Notices to complete are double-edged weapons that require careful handling
A notice to complete is a powerful weapon because it makes time of the essence of the contract. Clarke Investments Ltd v Pacific Technologies [2013] EWCA Civ 750; [2013] PLSCS 142 reminds us that notices to complete make time of the essence for both parties, and not just for the party on whom the notice to complete is served.
The property at the centre of the dispute was sold by private treaty following an auction. The auction particulars stated that the price was inclusive of VAT, but the seller maintained that it was entitled – and, indeed, legally obliged – to charge VAT in addition to the price. The buyer served a notice requiring the seller to complete within ten working days and followed this up with a letter threatening the seller with legal proceedings.
The letter before action served its purpose. The seller abandoned its arguments about VAT on the last day for completion in accordance with the notice complete, but sent the buyer a completion statement that made no allowance for compensation for the loss and damage caused by its failure to complete on time. The buyer tried to agree the sum payable on completion with the seller and instructed its bank to place its solicitors in funds, which they received the following day.
The seller took advantage of the buyer’ failure to complete before the notice to complete had expired. It rescinded the contract and forfeited the buyer’s deposit on the ground that the buyer had not been ready, able or willing to complete on the due date. The court refused the buyer’s application for an order for specific performance of the contract and upheld the seller’s claims.
The judge reminded the buyer that the party serving a notice to complete must be ready to complete by the date fixed in the notice, because, if time is of the essence, failure to complete on time is a repudiatory breach of contract. The buyer had focused on trying to compel the seller to complete, and on its claim for compensation, and had lost sight of its own obligation to complete on time. Consequently, when the seller finally caved in, the buyer was not ready or able to complete, which enabled the seller to claim that the buyer was in breach of an essential condition of the contract, and rescind it.
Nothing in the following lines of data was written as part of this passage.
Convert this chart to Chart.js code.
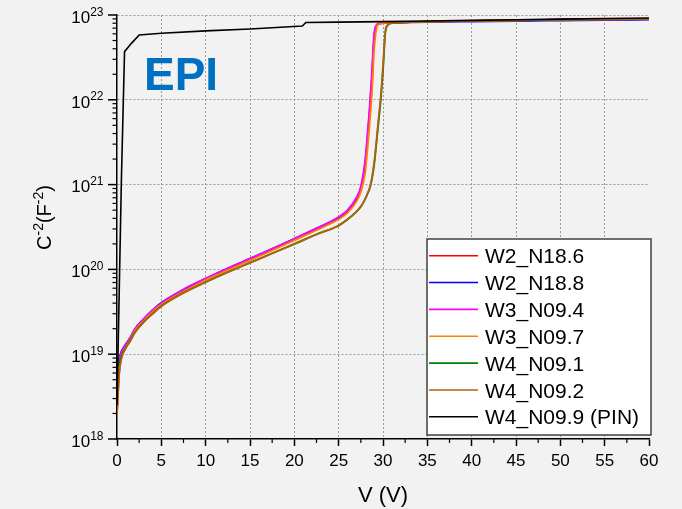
<!DOCTYPE html>
<html><head><meta charset="utf-8">
<script src="https://cdn.jsdelivr.net/npm/chart.js@4.4.1/dist/chart.umd.min.js"></script>
<style>html,body{margin:0;padding:0;background:#f2f2f2;overflow:hidden;}#wrap{width:682px;height:509px;}</style>
</head><body><div id="wrap"><canvas id="c" width="682" height="509"></canvas></div>
<script>
// ---- data ----
const voltage = [0,0.25,0.5,1,1.5,2,3,4,5,7.5,10,12.5,15,17.5,20,22.5,25,26,27,27.5,28,28.25,28.5,28.75,29,29.25,29.5,29.75,30,30.25,30.5,30.75,31,32,35,40,45,50,55,60];
const w2_n18_6 = [2.0e18,6.5e18,9.5e18,1.25e19,1.5e19,1.9e19,2.5e19,3.2e19,3.9e19,5.6e19,7.6e19,1.0e20,1.3e20,1.7e20,2.25e20,2.95e20,4.0e20,4.8e20,6.6e20,8.7e20,1.7e21,3.2e21,6.5e21,1.5e22,5.0e22,7.3e22,7.9e22,8.0e22,8.05e22,8.08e22,8.1e22,8.12e22,8.14e22,8.2e22,8.35e22,8.5e22,8.65e22,8.8e22,8.9e22,9.0e22];
const w2_n18_8 = [8.0e18,9.0e18,1.08e19,1.32e19,1.57e19,1.97e19,2.6e19,3.3e19,4.05e19,5.8e19,7.8e19,1.03e20,1.34e20,1.75e20,2.3e20,3.05e20,4.1e20,4.95e20,6.8e20,9.0e20,1.8e21,3.5e21,7.5e21,1.8e22,5.5e22,7.4e22,7.85e22,7.95e22,8.0e22,8.02e22,8.04e22,8.06e22,8.08e22,8.12e22,8.25e22,8.38e22,8.5e22,8.6e22,8.7e22,8.8e22];
const w3_n09_4 = [7.0e18,8.5e18,1.05e19,1.3e19,1.55e19,1.95e19,2.6e19,3.3e19,4.0e19,5.8e19,7.8e19,1.03e20,1.34e20,1.75e20,2.3e20,3.05e20,4.15e20,5.0e20,7.0e20,9.5e20,2.0e21,4.0e21,8.5e21,2.2e22,6.0e22,7.6e22,7.95e22,8.02e22,8.06e22,8.08e22,8.1e22,8.12e22,8.14e22,8.2e22,8.35e22,8.5e22,8.65e22,8.8e22,8.9e22,9.0e22];
const w3_n09_7 = [2.0e18,6.0e18,9.2e18,1.22e19,1.48e19,1.88e19,2.48e19,3.15e19,3.85e19,5.5e19,7.5e19,9.8e19,1.28e20,1.67e20,2.2e20,2.9e20,3.9e20,4.65e20,6.3e20,8.2e20,1.4e21,2.6e21,5.2e21,1.2e22,3.8e22,6.8e22,7.8e22,7.98e22,8.05e22,8.08e22,8.1e22,8.12e22,8.14e22,8.2e22,8.35e22,8.5e22,8.65e22,8.8e22,8.9e22,9.0e22];
const w4_n09_1 = [7.0e18,7.8e18,9.5e18,1.2e19,1.45e19,1.8e19,2.4e19,3.0e19,3.7e19,5.3e19,7.1e19,9.3e19,1.2e20,1.55e20,2.0e20,2.6e20,3.3e20,3.9e20,4.8e20,5.5e20,6.8e20,7.8e20,9.0e20,1.15e21,1.7e21,3.0e21,5.5e21,1.0e22,2.2e22,6.0e22,7.5e22,7.9e22,8.0e22,8.15e22,8.35e22,8.5e22,8.65e22,8.8e22,8.9e22,9.0e22];
const w4_n09_2 = [2.0e18,5.8e18,8.8e18,1.18e19,1.43e19,1.78e19,2.38e19,2.98e19,3.68e19,5.28e19,7.05e19,9.25e19,1.19e20,1.54e20,1.98e20,2.58e20,3.28e20,3.88e20,4.78e20,5.5e20,6.8e20,7.8e20,9.2e20,1.2e21,1.8e21,3.2e21,6.0e21,1.1e22,2.5e22,6.3e22,7.6e22,7.95e22,8.02e22,8.15e22,8.35e22,8.5e22,8.65e22,8.8e22,8.9e22,9.0e22];
const pinVoltage = [0,0.5,0.85,1.6,2.5,5,10,15,20.9,21.3,25,30,35,40,45,50,55,60];
const w4_n09_9_pin = [2.5e18,1.2e21,3.7e22,4.6e22,5.8e22,6.1e22,6.5e22,6.85e22,7.4e22,8.15e22,8.25e22,8.35e22,8.5e22,8.65e22,8.8e22,8.95e22,9.1e22,9.2e22];

const seriesNames = ['W2_N18.6','W2_N18.8','W3_N09.4','W3_N09.7','W4_N09.1','W4_N09.2','W4_N09.9 (PIN)'];
const seriesColors = ['#ff0000','#0000ff','#ff00ff','#ff8000','#008000','#b3600f','#000000'];
const xTicks = [0,5,10,15,20,25,30,35,40,45,50,55,60];
const xMinorTicks = [2.5,7.5,12.5,17.5,22.5,27.5,32.5,37.5,42.5,47.5,52.5,57.5];
const yTickExponents = [18,19,20,21,22,23];
const yTitle = [['C',0],['-2',1],['(F',0],['-2',1],[')',0]];
const xTitle = 'V (V)';
const badge = 'EPI';

const FONT = '"Liberation Sans", Arial, sans-serif';
const epiSeries = [w2_n18_6,w2_n18_8,w3_n09_4,w3_n09_7,w4_n09_1,w4_n09_2];
const datasets = epiSeries.map((arr,i)=>({
  label: seriesNames[i],
  data: voltage.map((v,j)=>({x:v,y:arr[j]})),
  borderColor: seriesColors[i], borderWidth: 1.8, pointRadius: 0, fill:false,
  cubicInterpolationMode:'monotone', order: -i
}));
datasets.push({
  label: seriesNames[6],
  data: pinVoltage.map((v,j)=>({x:v,y:w4_n09_9_pin[j]})),
  borderColor: seriesColors[6], borderWidth: 1.6, pointRadius: 0, fill:false, tension:0, order:-6
});

function seg(ctx,x1,y1,x2,y2){ctx.beginPath();ctx.moveTo(x1,y1);ctx.lineTo(x2,y2);ctx.stroke();}

const decor = {
  id:'decor',
  afterDraw(chart){
    const ctx = chart.ctx, xs = chart.scales.x, ys = chart.scales.y, ca = chart.chartArea;
    ctx.save();
    ctx.strokeStyle = '#000';
    // y ticks
    yTickExponents.forEach(e=>{
      const y = ys.getPixelForValue(Math.pow(10,e));
      ctx.lineWidth = 1.5; seg(ctx, ca.left-9, y, ca.left, y);
      if (e < 23) for (let k=2;k<=9;k++){
        const yy = ys.getPixelForValue(k*Math.pow(10,e));
        ctx.lineWidth = 1.2; seg(ctx, ca.left-4.5, yy, ca.left, yy);
      }
      // label 10^e
      ctx.fillStyle = '#000';
      ctx.textBaseline = 'alphabetic';
      ctx.textAlign = 'right';
      ctx.font = '12px ' + FONT;
      const sup = String(e);
      const supW = ctx.measureText(sup).width;
      const right = ca.left - 13.5;
      ctx.fillText(sup, right, y + 0.5);
      ctx.font = '17px ' + FONT;
      ctx.fillText('10', right - supW, y + 7.7);
    });
    // x minor ticks
    ctx.lineWidth = 1.2;
    xMinorTicks.forEach(v=>{ const x = xs.getPixelForValue(v); seg(ctx, x, ca.bottom, x, ca.bottom+4); });
    // x title
    ctx.fillStyle = '#000'; ctx.textAlign='center'; ctx.textBaseline='alphabetic';
    ctx.font = '22px ' + FONT;
    ctx.fillText(xTitle, (ca.left+ca.right)/2, 501.5);
    // y title (rotated, with superscripts)
    ctx.save();
    ctx.translate(51, 217.5);
    ctx.rotate(-Math.PI/2);
    ctx.textAlign = 'left';
    let total = 0;
    yTitle.forEach(([t,s])=>{ ctx.font = (s?'14px ':'20px ') + FONT; total += ctx.measureText(t).width; });
    let px = -total/2;
    yTitle.forEach(([t,s])=>{ ctx.font = (s?'14px ':'20px ') + FONT; ctx.fillText(t, px, s? -8 : 0); px += ctx.measureText(t).width; });
    ctx.restore();
    // EPI badge
    ctx.fillStyle = '#0070c0'; ctx.textAlign='left'; ctx.font = 'bold 46px ' + FONT;
    ctx.fillText(badge, 144, 90);
    // legend
    const lx = 427, ly = 239, lw = 224, lh = 196;
    ctx.fillStyle = '#ffffff'; ctx.fillRect(lx, ly, lw, lh);
    ctx.strokeStyle = '#404040'; ctx.lineWidth = 1.5; ctx.strokeRect(lx, ly, lw, lh);
    chart.data.datasets.forEach((ds,i)=>{
      const cy = 255.7 + i*26.85;
      ctx.strokeStyle = ds.borderColor; ctx.lineWidth = 1.6;
      seg(ctx, 429, cy, 478, cy);
      ctx.fillStyle = '#000'; ctx.font = '21px ' + FONT; ctx.textAlign='left';
      ctx.fillText(ds.label, 485, cy + 7.6);
    });
    ctx.restore();
  }
};

new Chart(document.getElementById('c'), {
  type:'line',
  data:{datasets},
  options:{
    responsive:false, animation:false,
    layout:{padding:{left:0,right:33,top:15,bottom:0}},
    plugins:{legend:{display:false},tooltip:{enabled:false}},
    scales:{
      x:{type:'linear', min:0, max:60,
        afterBuildTicks: s => { s.ticks = xTicks.map(v=>({value:v})); },
        ticks:{color:'#000', font:{family:FONT, size:17}, padding:5, maxRotation:0, autoSkip:false},
        grid:{color: c => (c.tick && (c.tick.value===0 || c.tick.value===60)) ? 'rgba(0,0,0,0)' : '#9a9a9a',
              lineWidth:1, drawTicks:true, tickLength:7, tickColor:'#000', tickWidth:1.5},
        border:{display:true, color:'#000', width:1.5, dash:[2,2]},
        afterFit: s => { s.height = 70; }
      },
      y:{type:'logarithmic', min:1e18, max:1e23,
        afterBuildTicks: s => { s.ticks = yTickExponents.map(e=>({value:Math.pow(10,e)})); },
        ticks:{display:false},
        grid:{color: c => (c.tick && c.tick.value <= 1e18) ? 'rgba(0,0,0,0)' : '#9a9a9a', lineWidth:1, drawTicks:false},
        border:{display:true, color:'#000', width:1.5, dash:[2,2]},
        afterFit: s => { s.width = 117; }
      }
    }
  },
  plugins:[decor]
});
</script></body></html>
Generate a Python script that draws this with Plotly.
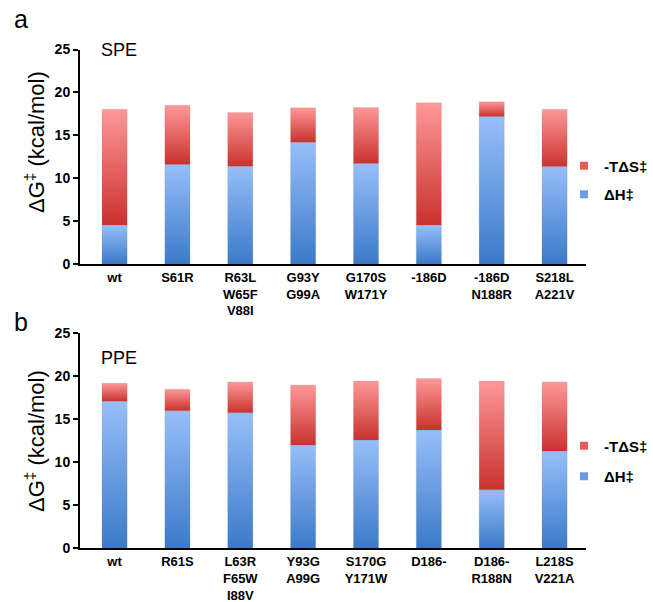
import plotly.graph_objects as go

spe_labels = ["wt", "S61R", "R63L<br>W65F<br>V88I", "G93Y<br>G99A", "G170S<br>W171Y",
              "-186D", "-186D<br>N188R", "S218L<br>A221V"]
spe_dH = [4.55, 11.6, 11.4, 14.2, 11.7, 4.55, 17.2, 11.35]
spe_mTdS = [13.5, 6.9, 6.25, 4.0, 6.55, 14.25, 1.7, 6.7]

ppe_labels = ["wt", "R61S", "L63R<br>F65W<br>I88V", "Y93G<br>A99G", "S170G<br>Y171W",
              "D186-", "D186-<br>R188N", "L218S<br>V221A"]
ppe_dH = [17.1, 16.0, 15.75, 12.0, 12.6, 13.75, 6.8, 11.3]
ppe_mTdS = [2.1, 2.5, 3.6, 7.0, 6.85, 6.0, 12.65, 8.05]

y_ticks = [0, 5, 10, 15, 20, 25]

BLUE = [[0, "#3B7AC9"], [1, "#97BEF9"]]
RED = [[0, "#C9322E"], [1, "#FE9898"]]
HALF_W = 0.2
FONT = "Liberation Sans, Arial, sans-serif"
W, H = 653, 602

fig = go.Figure()


def add_panel(dH, mTdS, xa, ya, legend, tag):
    for i, (h, s) in enumerate(zip(dH, mTdS)):
        for base, top, cs in ((0, h, BLUE), (h, h + s, RED)):
            fig.add_trace(go.Scatter(
                x=[i - HALF_W, i + HALF_W, i + HALF_W, i - HALF_W, i - HALF_W],
                y=[base, base, top, top, base],
                mode="lines", fill="toself",
                fillgradient=dict(type="vertical", colorscale=cs),
                line=dict(width=0.6, color="rgba(120,120,120,0.25)"),
                showlegend=False, hoverinfo="skip",
                xaxis=xa, yaxis=ya))
    # legend-only entries
    fig.add_trace(go.Scatter(x=[None], y=[None], mode="markers", name="<b>-TΔS‡</b>",
                             marker=dict(symbol="square", size=8, color="#E45F5B"),
                             legendgroup=tag + "s",
                             xaxis=xa, yaxis=ya, legend=legend, legendrank=1))
    fig.add_trace(go.Scatter(x=[None], y=[None], mode="markers", name="<b>ΔH‡</b>",
                             marker=dict(symbol="square", size=8, color="#6B9CE4"),
                             legendgroup=tag + "h",
                             xaxis=xa, yaxis=ya, legend=legend, legendrank=2))


add_panel(spe_dH, spe_mTdS, "x", "y", "legend", "spe")
add_panel(ppe_dH, ppe_mTdS, "x2", "y2", "legend2", "ppe")

xdom = [80 / W, 586 / W]
axis_common = dict(showgrid=False, zeroline=False, showline=True, linecolor="black",
                   linewidth=2, automargin=False)
xfont = dict(family=FONT, size=13, color="black")
yfont = dict(family=FONT, size=14, color="black")


def yaxis(dom, anchor):
    return dict(domain=dom, range=[0, 25], tickvals=y_ticks,
                ticktext=[f"<b>{v}</b>" for v in y_ticks], ticks="outside", ticklen=5, tickwidth=2,
                tickcolor="black", anchor=anchor, tickfont=yfont, **axis_common)


def xaxis(labels, anchor):
    return dict(domain=xdom, range=[-0.55, 7.5], tickvals=list(range(8)),
                ticktext=[f"<b>{t}</b>" for t in labels], ticks="", anchor=anchor,
                tickfont=xfont, **axis_common)


def legend(ymid, gap):
    return dict(x=564 / W, y=1 - ymid / H, xanchor="left", yanchor="middle",
                font=dict(family=FONT, size=15, color="black"),
                itemwidth=30, tracegroupgap=gap, bgcolor="rgba(0,0,0,0)")


def ann(text, x, y, size, angle=0, xanchor="center"):
    return dict(text=text, x=x / W, y=1 - y / H, xref="paper", yref="paper", showarrow=False,
                font=dict(family=FONT, size=size, color="black"), textangle=angle,
                xanchor=xanchor, yanchor="middle")


fig.update_layout(
    width=W, height=H,
    margin=dict(l=0, r=0, t=0, b=0, autoexpand=False),
    plot_bgcolor="white", paper_bgcolor="white",
    font=dict(family=FONT, color="black"),
    xaxis=xaxis(spe_labels, "y"),
    yaxis=yaxis([1 - 264 / H, 1 - 49.5 / H], "x"),
    xaxis2=xaxis(ppe_labels, "y2"),
    yaxis2=yaxis([1 - 548.3 / H, 1 - 333.3 / H], "x2"),
    legend=legend(180, 6),
    legend2=legend(461, 8),
    annotations=[
        ann("a", 21, 19, 25),
        ann("b", 21, 322, 25),
        ann("SPE", 99, 50, 18, xanchor="left"),
        ann("PPE", 99, 358, 18, xanchor="left"),
        ann("ΔG<sup>‡</sup> (kcal/mol)", 35, 142, 22, angle=-90),
        ann("ΔG<sup>‡</sup> (kcal/mol)", 35, 441, 22, angle=-90),
    ],
)

fig.write_html("out.html", config={"displayModeBar": False},
               post_script="document.body.style.margin='0px';")
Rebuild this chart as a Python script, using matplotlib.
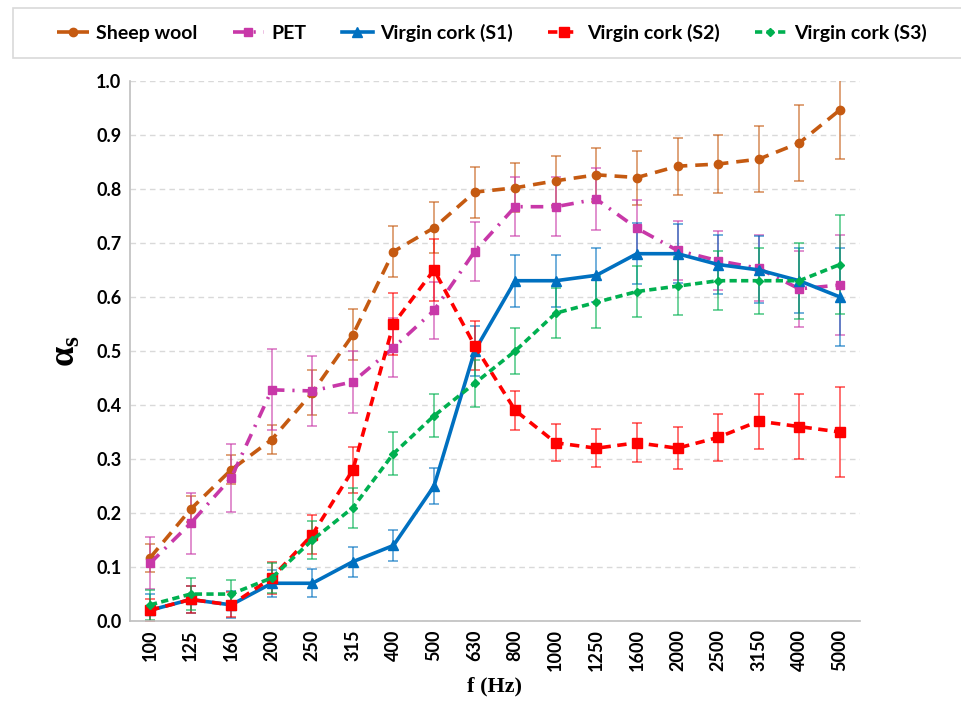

The decision also reminds us that the provision of an inaccurate completion statement will not discharge a party from its obligation to complete on time. Indeed, sellers are not under any legal obligation to provide a completion statement at all: Carne v Debono [1988] 3 All ER 485; [1988] EGCS 102.
This means that buyers must calculate the sum due on completion and tender the correct amount. If a buyer believes that the amount demanded is incorrect, and offers an alternative sum, it takes the risk that it may be wrong. In cases where time is short, and is also of the essence, and the amount tendered is less than the amount due on completion, the seller will be entitled to refuse to complete and, when time runs out, to rescind the contract and forfeit the buyer’s deposit.